Making Libraries Visible on the Web | The Digital Shift

Making Libraries Visible on the Web | The Digital Shift

By Ted Fons on August 12, 2016

In Library: An Unquiet History, historian and curatorial fellow for Harvard’s metaLAB Matthew Battles describes Melvil Dewey’s impatience with inefficiency in library work in the 1870s. “To Dewey, local interests and special needs were less important than the efficient movement of books into the hands of readers,” he writes.

That crisp statement of purpose should be an inspiration to the current discussions around making library collections and programs visible and available on the web.

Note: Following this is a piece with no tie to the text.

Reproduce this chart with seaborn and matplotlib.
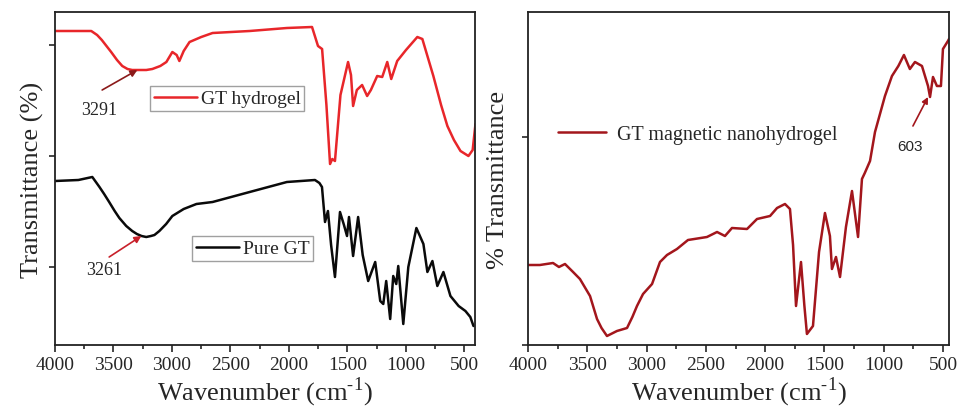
import numpy as np
import pandas as pd
import matplotlib
matplotlib.use("Agg")
import matplotlib.pyplot as plt
import seaborn as sns
from matplotlib.lines import Line2D

# ---- data (wavenumber cm-1, transmittance arbitrary units) ----
gt_hydrogel_wn = [4000, 3800, 3690, 3640, 3600, 3560, 3520, 3470, 3425, 3380, 3340, 3280, 3220, 3168, 3100,
                  3048, 2997, 2960, 2937, 2900, 2850, 2750,
                  2653, 2336, 2018, 1803, 1752, 1717, 1680, 1649, 1630, 1607, 1560, 1495, 1470, 1452, 1420, 1375,
                  1332, 1300, 1246, 1203, 1160, 1126, 1075, 1000, 903, 860, 766, 700, 646, 590, 534, 466, 430, 406]
gt_hydrogel_t = [314, 314, 314, 310, 305, 299, 293, 285, 279, 276, 275, 275, 275, 276, 279,
                 283, 293, 290, 284, 294, 303, 308,
                 312, 314, 317, 318, 299, 296, 240, 181, 186, 184, 250, 283, 270, 239, 255, 260,
                 249, 255, 269, 268, 283, 266, 284, 295, 308, 306, 269, 240, 219, 205, 194, 189, 195, 221]

pure_gt_wn = [4000, 3800, 3681, 3620, 3580, 3537, 3490, 3450, 3391, 3340, 3300, 3260, 3220, 3180, 3150,
              3108, 3050, 2997, 2900, 2791, 2653,
              2336, 2018, 1778, 1740, 1718, 1692, 1667, 1640, 1607, 1564, 1530, 1504, 1487, 1452, 1409,
              1370, 1323, 1263, 1220, 1194, 1169, 1135, 1109, 1083, 1066, 1023, 980, 911, 851, 817, 774,
              732, 680, 620, 550, 492, 450, 423]
pure_gt_t = [164, 165, 168, 158, 151, 143, 134, 127, 119, 114, 111, 109, 108, 109, 110,
             114, 121, 129, 136, 141, 143,
             153, 163, 165, 162, 158, 123, 134, 100, 68, 133, 120, 109, 128, 89, 128,
             90, 64, 83, 44, 41, 64, 26, 69, 61, 79, 21, 78, 117, 101, 73, 84,
             59, 73, 49, 39, 34, 28, 19]

gt_mag_wn = [4000, 3900, 3789, 3739, 3688, 3620, 3562, 3477, 3418, 3380, 3334, 3250, 3165, 3120, 3081, 3030, 2954,
             2887, 2828, 2744, 2651, 2491, 2406, 2339, 2280, 2153, 2069, 1959, 1900, 1833, 1791, 1765,
             1740, 1698, 1670, 1648, 1597, 1546, 1496, 1454, 1437, 1403, 1369, 1319, 1268, 1217, 1184,
             1160, 1116, 1074, 990, 931, 877, 830, 780, 737, 678, 627, 610, 585, 552, 518, 501, 459, 450]
gt_mag_t = [80, 80, 82, 78, 81, 73, 66, 49, 26, 17, 9, 14, 17, 28, 39, 51, 61,
            83, 90, 96, 105, 108, 113, 109, 117, 116, 126, 129, 137, 141, 136, 100,
            39, 83, 40, 11, 19, 93, 132, 109, 76, 88, 68, 118, 154, 108, 166,
            172, 184, 213, 249, 269, 279, 290, 276, 283, 279, 259, 248, 268, 259, 259, 296, 304, 306]

label_left = "GT hydrogel"
label_left2 = "Pure GT"
label_right = "GT magnetic nanohydrogel"

# ---- style ----
sns.set_theme(style="ticks")
plt.rcParams["font.family"] = ["Liberation Serif", "DejaVu Serif"]
plt.rcParams["mathtext.fontset"] = "custom"
plt.rcParams["mathtext.rm"] = "Liberation Serif"
plt.rcParams["axes.edgecolor"] = "#222222"
plt.rcParams["axes.linewidth"] = 1.3

RED = "#e8262a"
BLACK = "#0a0a0a"
DARKRED = "#a3161c"
ARROW1 = "#8b1a1a"
ARROW2 = "#c8202a"

fig = plt.figure(figsize=(9.57, 4.10), dpi=100)
W, H = 957, 410
axL = fig.add_axes([55 / W, 64 / H, 420 / W, 333 / H])
axR = fig.add_axes([528 / W, 64 / H, 421 / W, 333 / H])

dfL1 = pd.DataFrame({"wn": gt_hydrogel_wn, "t": gt_hydrogel_t})
dfL2 = pd.DataFrame({"wn": pure_gt_wn, "t": pure_gt_t})
dfR = pd.DataFrame({"wn": gt_mag_wn, "t": gt_mag_t})

sns.lineplot(data=dfL1, x="wn", y="t", ax=axL, color=RED, lw=1.8, sort=False, estimator=None)
sns.lineplot(data=dfL2, x="wn", y="t", ax=axL, color=BLACK, lw=1.8, sort=False, estimator=None)
sns.lineplot(data=dfR, x="wn", y="t", ax=axR, color=DARKRED, lw=1.8, sort=False, estimator=None)

xticks = [4000, 3500, 3000, 2500, 2000, 1500, 1000, 500]
minor = [3750, 3250, 2750, 2250, 1750, 1250, 750]
for ax, xr in ((axL, 410), (axR, 450)):
    ax.set_xlim(4000, xr)
    ax.set_ylim(0, 333)
    ax.set_xticks(xticks)
    ax.set_xticklabels([str(v) for v in xticks], fontsize=14)
    ax.set_xticks(minor, minor=True)
    ax.tick_params(axis="x", which="major", direction="out", length=5, width=1.2, pad=3)
    ax.tick_params(axis="x", which="minor", direction="out", length=3, width=1.2)
    ax.tick_params(axis="y", which="major", direction="out", length=4, width=1.2, labelleft=False)
    ax.set_xlabel("Wavenumber (cm$^{\\text{-1}}$)", fontsize=19, labelpad=1)
    for s in ax.spines.values():
        s.set_visible(True)

axL.set_yticks([78, 189, 300])
axR.set_yticks([0, 208])
axL.set_ylabel("Transmittance (%)", fontsize=19, labelpad=4)
axR.set_ylabel("% Transmittance", fontsize=19, labelpad=10)

# legends
leg1 = axL.legend(handles=[Line2D([], [], color=RED, lw=1.8)], labels=[label_left],
                  loc="upper left", bbox_to_anchor=(95 / 420, 1 - 74 / 333), fontsize=14,
                  frameon=True, fancybox=False, edgecolor="#888888", handlelength=2.2,
                  handletextpad=0.2, borderpad=0.2, borderaxespad=0)
leg1.get_frame().set_linewidth(1.0)
axL.add_artist(leg1)
leg2 = axL.legend(handles=[Line2D([], [], color=BLACK, lw=1.8)], labels=[label_left2],
                  loc="upper left", bbox_to_anchor=(137 / 420, 1 - 224 / 333), fontsize=14,
                  frameon=True, fancybox=False, edgecolor="#888888", handlelength=2.2,
                  handletextpad=0.2, borderpad=0.2, borderaxespad=0)
leg2.get_frame().set_linewidth(1.0)

axR.legend(handles=[Line2D([], [], color=DARKRED, lw=1.8)], labels=[label_right],
           loc="center left", bbox_to_anchor=(12 / 421, 1 - 122 / 333), fontsize=14.5,
           frameon=False, handlelength=2.4, handletextpad=0.5)

# annotations: arrows and labels
def arrow(ax, start, tip, color, ms=10):
    ax.annotate("", xy=tip, xytext=start,
                arrowprops=dict(arrowstyle="-|>", color=color, lw=1.2, mutation_scale=ms,
                                shrinkA=0, shrinkB=0))

arrow(axL, (3597, 255), (3296, 275), ARROW1)
axL.text(3622, 235, "3291", fontsize=13, ha="center", va="center")
arrow(axL, (3537, 88), (3262, 109), ARROW2)
axL.text(3580, 75, "3261", fontsize=13, ha="center", va="center")
arrow(axR, (754, 219), (627, 248), DARKRED, ms=9)
axR.text(779, 199, "603", fontsize=11, ha="center", va="center",
         family=["Liberation Sans", "DejaVu Sans"])

fig.savefig("out.png", dpi=100)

A visitor to Libraryland looking at project websites, reading journals, and listening to conference  presentations might think that our only goal is to build new databases that use RDF triples and semantic web ontologies and express our frustration with some guy named Marc. There is clear passion for change, but we’d have to explain to our visitor that all of this technical activity has a genuine outcome in mind: to connect readers to the wide variety of collections and services that libraries offer, even when the user is starting from a search engine on the open web. The work to replace outdated methods of managing library metadata will allow more readers to connect to library collections and services more often, wherever they are searching.

Rachel Fewell, central library administrator for the Denver Public Library, describes it this way: “We are in an in-between world where we have two groups of people: [the] ones who already go to the library and the ones who never think about the library.”